The results will determine the allocation of delegates, essential for securing each party’s nomination at the summer conventions.

How many delegates are at stake? A significant number of delegates—865 for Republicans and at least 1,420 for Democrats—are up for grabs on Super Tuesday. Trump’s campaign anticipates winning a substantial portion of these delegates, inching closer to securing the nomination. Meanwhile, Biden is expected to solidify his lead among Democrats.

What’s at stake for Trump? With a comfortable lead in polls, Trump aims to further solidify his frontrunner status. Super Tuesday presents an opportunity for his rival, Nikki Haley, to disrupt his momentum or expose potential vulnerabilities, particularly among certain voter demographics.

What about Biden? Biden is poised to secure the Democratic nomination, despite minor challenges.
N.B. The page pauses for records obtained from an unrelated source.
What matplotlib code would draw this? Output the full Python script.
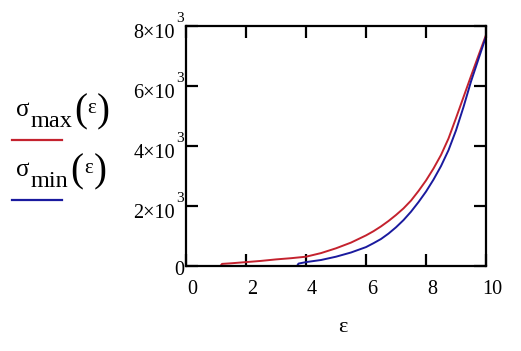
import matplotlib
matplotlib.use("Agg")
import matplotlib.pyplot as plt
from matplotlib.transforms import ScaledTranslation, offset_copy
from matplotlib.lines import Line2D

# ---- data ----
eps = [0, 1.15, 1.2, 1.5, 2, 2.5, 3, 3.5, 3.7, 3.75, 4, 4.5, 5, 5.5, 6,
       6.25, 6.5, 6.75, 7, 7.25, 7.5, 7.75, 8, 8.25, 8.5, 8.75, 9, 9.25,
       9.5, 9.75, 10]
sigma_max = [0, 0, 70, 90, 130, 170, 220, 260, 280, 285, 310, 430, 590, 780,
             1020, 1160, 1320, 1500, 1700, 1920, 2180, 2500, 2850, 3250,
             3700, 4250, 4930, 5630, 6330, 7020, 7700]
sigma_min = [0, 0, 0, 0, 0, 0, 0, 0, 0, 80, 130, 200, 310, 450, 630, 760,
             900, 1080, 1290, 1530, 1810, 2130, 2480, 2880, 3330, 3860,
             4520, 5300, 6150, 6900, 7650]

x_ticks = [0, 2, 4, 6, 8, 10]
x_tick_labels = ["0", "2", "4", "6", "8", "10"]
y_ticks = [0, 2000, 4000, 6000, 8000]
y_tick_mantissa = ["0", "2×10", "4×10", "6×10", "8×10"]
y_tick_exponent = ["", "3", "3", "3", "3"]

RED = "#C4222E"
BLUE = "#1A1A9E"
SERIF = "Liberation Serif"
TICK_FS = 14.5

W, H = 521, 351
DPI = 100
fig = plt.figure(figsize=(W / DPI, H / DPI), dpi=DPI)
fig.patch.set_facecolor("white")


def fx(x):
    return x / W


def fy(y):
    return 1 - y / H


# axes box: left 186, right 486, top 26, bottom 266 (pixels)
ax = fig.add_axes([fx(186), fy(266), (486 - 186) / W, (266 - 26) / H])
ax.plot(eps, sigma_max, color=RED, lw=1.4)
ax.plot(eps, sigma_min, color=BLUE, lw=1.4)
ax.set_xlim(0, 10)
ax.set_ylim(0, 8000)

for s in ax.spines.values():
    s.set_linewidth(1.6)
    s.set_color("black")

ax.tick_params(direction="in", length=8.5, width=1.6, top=True, right=True,
               colors="black")
ax.set_xticks(x_ticks)
ax.set_xticklabels(x_tick_labels, fontfamily=SERIF, fontsize=TICK_FS)
ax.tick_params(axis="x", pad=10)
shift = ScaledTranslation(6 / DPI, 0, fig.dpi_scale_trans)
for lab in ax.get_xticklabels():
    lab.set_transform(lab.get_transform() + shift)

ax.set_yticks(y_ticks)
ax.tick_params(axis="y", labelleft=False)
ytr = ax.get_yaxis_transform()
for v, m, e in zip(y_ticks, y_tick_mantissa, y_tick_exponent):
    if e:
        t = offset_copy(ytr, fig=fig, x=-11, y=-11.5, units="dots")
        ax.text(0, v, m, transform=t, ha="right", va="baseline",
                fontfamily=SERIF, fontsize=TICK_FS)
        t2 = offset_copy(ytr, fig=fig, x=-9.5, y=3.5, units="dots")
        ax.text(0, v, e, transform=t2, ha="left", va="baseline",
                fontfamily=SERIF, fontsize=11)
    else:
        t = offset_copy(ytr, fig=fig, x=-1.5, y=-9, units="dots")
        ax.text(0, v, m, transform=t, ha="right", va="baseline",
                fontfamily=SERIF, fontsize=TICK_FS)

# x axis label
fig.text(fx(343), fy(332), "ε", ha="center", va="baseline",
         fontfamily=SERIF, fontsize=16)

# ---- legend on the left ----
rows = [("max", RED, 0, 74), ("min", BLUE, 60, 70.5)]
for sub, col, dy, px0 in rows:
    fig.text(fx(16), fy(116.5 + dy), "σ", ha="left", va="baseline",
             fontfamily=SERIF, fontsize=18)
    fig.text(fx(30.5), fy(127 + dy), sub, ha="left", va="baseline",
             fontfamily=SERIF, fontsize=17.5)
    fig.text(fx(px0), fy(121 + dy), "(", ha="left", va="baseline",
             fontfamily=SERIF, fontsize=28)
    fig.text(fx(px0 + 13.5), fy(113 + dy), "ε", ha="left", va="baseline",
             fontfamily=SERIF, fontsize=15)
    fig.text(fx(px0 + 23), fy(121 + dy), ")", ha="left", va="baseline",
             fontfamily=SERIF, fontsize=28)
    fig.add_artist(Line2D([fx(12), fx(62)], [fy(140 + dy), fy(140 + dy)],
                          color=col, lw=1.6, transform=fig.transFigure))

fig.savefig("out.png", dpi=DPI, facecolor="white")
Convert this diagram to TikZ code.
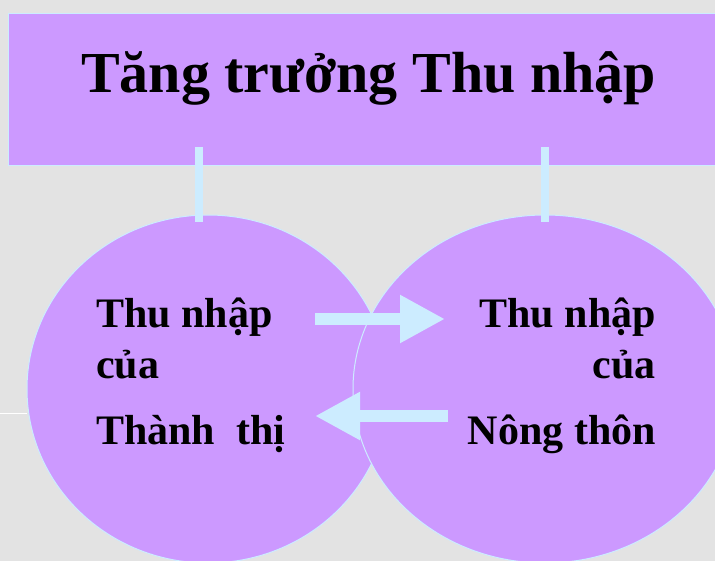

Exit polls will reveal insights into his appeal among different voter groups, including younger demographics, crucial for his re-election bid.

When will results be known? Due to voting across multiple time zones, final results won’t be immediate. Networks will begin calling states’ results in the evening, with eyes on battleground states like North Carolina.

Other contests to watch: States like Virginia, open to all voters regardless of party affiliation, could sway outcomes. This poses a potential wildcard for candidates like Nikki Haley, seeking consolation in tough races.